According to CIA officers we have interviewed, the agency had warned the administration that the vacuum left behind by our invasion could create a playground for terrorists. The president ignored that intelligence and decided to attack with no real coalition. The CIA experts were right, and the state Saddam ruled with an iron fist has come unglued. With the floodgates open, every wanna-be terrorist with a grudge decided to summer in Iraq. If diverting the American public's attention from the failures of the war on terrorism was the purpose of the Iraq invasion, the White House succeeded. Now we're focusing on the mess in Iraq.

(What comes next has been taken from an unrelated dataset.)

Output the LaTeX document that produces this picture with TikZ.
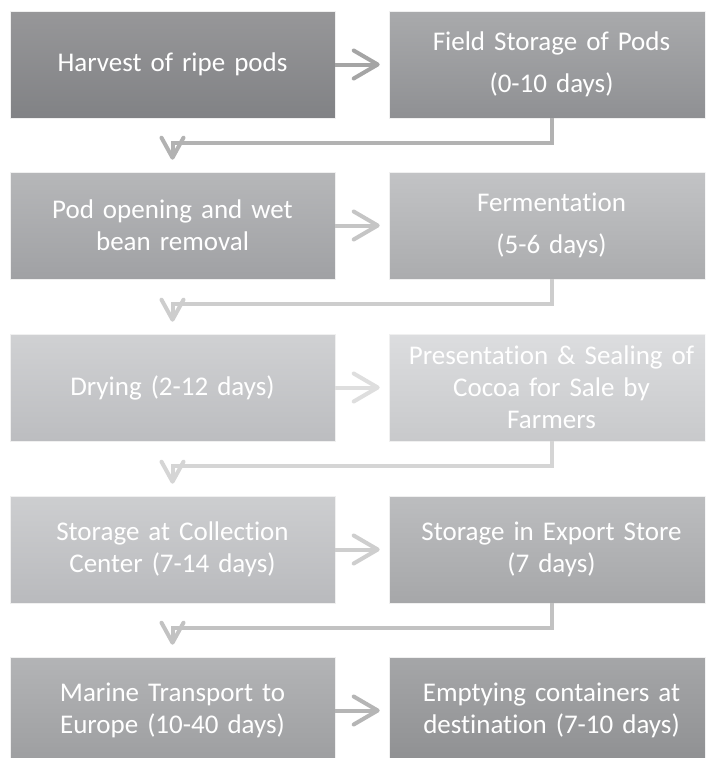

Republicans and Democrats both urged the president to internationalize the force so that Americans wouldn't be the only ones blown up. Now the administration is reluctantly submitting a resolution to let the United Nations join the party. It is the least we can do since we are now asking the UN to help clean up a mess of our making. Unfortunately, Bush, Cheney and Rumsfeld are not paying for this hubris. Instead, it is helpless Iraqis, American soldiers and the NGOs that are just trying to bring some hope to the Iraqi people. So far, the effort in Iraq has destabilized much of the region and increased the number of young men volunteering to kill Americans. The Taliban is back in Afghanistan. And the Mullahs in Iran, worrying very little about reform, are looking at Iraq as the greatest Islamic prize of all.
I spoke to an Islamic terrorist based in Tehran. His words should send a chill through every American. "Your president has done something no single religious leader here could do. He has united us in purpose. By offering the Iraqi youth no hope, no alternatives, no purpose, the United States has opened the door for those of us with an alternative. Our form of Islam is the future of the region. You have 140,000. We have tens of millions."
It seems two years into the war on terrorism we are not even close to the end of this river of blood.